What needs to be done → Go through the data and copy every line exactly, but not the images.

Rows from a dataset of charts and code
- - - - -

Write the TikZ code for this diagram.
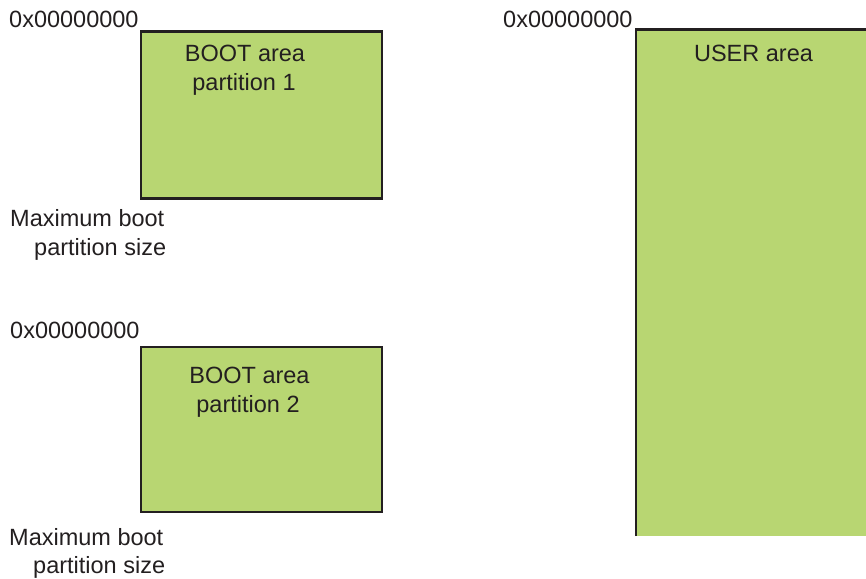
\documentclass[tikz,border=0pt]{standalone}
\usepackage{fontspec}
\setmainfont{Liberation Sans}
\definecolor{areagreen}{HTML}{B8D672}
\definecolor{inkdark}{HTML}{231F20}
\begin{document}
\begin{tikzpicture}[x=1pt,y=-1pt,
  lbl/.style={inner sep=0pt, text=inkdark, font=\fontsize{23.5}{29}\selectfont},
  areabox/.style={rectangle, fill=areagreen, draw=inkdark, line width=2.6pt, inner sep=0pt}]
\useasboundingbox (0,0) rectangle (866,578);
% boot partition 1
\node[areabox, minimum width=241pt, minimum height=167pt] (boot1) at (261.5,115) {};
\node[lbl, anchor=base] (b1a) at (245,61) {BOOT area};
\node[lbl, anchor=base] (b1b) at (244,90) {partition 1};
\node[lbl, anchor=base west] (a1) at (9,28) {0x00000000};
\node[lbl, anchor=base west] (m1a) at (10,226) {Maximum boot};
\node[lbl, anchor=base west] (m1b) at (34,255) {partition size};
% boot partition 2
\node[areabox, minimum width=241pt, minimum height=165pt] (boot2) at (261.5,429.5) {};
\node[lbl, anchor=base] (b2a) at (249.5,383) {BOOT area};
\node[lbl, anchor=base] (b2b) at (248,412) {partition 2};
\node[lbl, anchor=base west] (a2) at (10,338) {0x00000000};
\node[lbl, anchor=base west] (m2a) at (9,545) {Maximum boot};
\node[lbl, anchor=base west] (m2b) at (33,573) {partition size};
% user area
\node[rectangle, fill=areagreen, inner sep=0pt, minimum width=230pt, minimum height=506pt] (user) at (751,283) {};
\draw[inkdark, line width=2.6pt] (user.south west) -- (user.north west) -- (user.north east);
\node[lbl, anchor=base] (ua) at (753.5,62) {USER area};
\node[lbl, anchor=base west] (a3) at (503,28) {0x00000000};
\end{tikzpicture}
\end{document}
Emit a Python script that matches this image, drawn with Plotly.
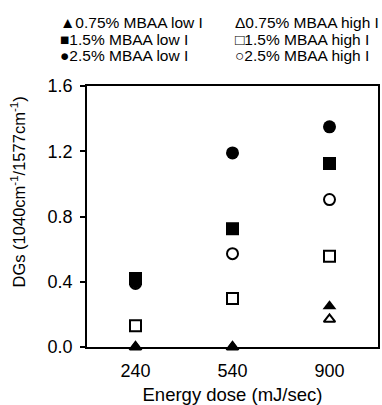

- - - - -

Response to the exercise →
Write the TikZ code for this diagram.
\documentclass[tikz,border=0pt]{standalone}
\usepackage{fontspec}
\setmainfont{Liberation Sans}
\definecolor{areagreen}{HTML}{B8D672}
\definecolor{inkdark}{HTML}{231F20}
\begin{document}
\begin{tikzpicture}[x=1pt,y=-1pt,
  lbl/.style={inner sep=0pt, text=inkdark, font=\fontsize{23.5}{29}\selectfont},
  areabox/.style={rectangle, fill=areagreen, draw=inkdark, line width=2.6pt, inner sep=0pt}]
\useasboundingbox (0,0) rectangle (866,578);
% boot partition 1
\node[areabox, minimum width=241pt, minimum height=167pt] (boot1) at (261.5,115) {};
\node[lbl, anchor=base] (b1a) at (245,61) {BOOT area};
\node[lbl, anchor=base] (b1b) at (244,90) {partition 1};
\node[lbl, anchor=base west] (a1) at (9,28) {0x00000000};
\node[lbl, anchor=base west] (m1a) at (10,226) {Maximum boot};
\node[lbl, anchor=base west] (m1b) at (34,255) {partition size};
% boot partition 2
\node[areabox, minimum width=241pt, minimum height=165pt] (boot2) at (261.5,429.5) {};
\node[lbl, anchor=base] (b2a) at (249.5,383) {BOOT area};
\node[lbl, anchor=base] (b2b) at (248,412) {partition 2};
\node[lbl, anchor=base west] (a2) at (10,338) {0x00000000};
\node[lbl, anchor=base west] (m2a) at (9,545) {Maximum boot};
\node[lbl, anchor=base west] (m2b) at (33,573) {partition size};
% user area
\node[rectangle, fill=areagreen, inner sep=0pt, minimum width=230pt, minimum height=506pt] (user) at (751,283) {};
\draw[inkdark, line width=2.6pt] (user.south west) -- (user.north west) -- (user.north east);
\node[lbl, anchor=base] (ua) at (753.5,62) {USER area};
\node[lbl, anchor=base west] (a3) at (503,28) {0x00000000};
\end{tikzpicture}
\end{document}
Emit a Python script that matches this image, drawn with Plotly.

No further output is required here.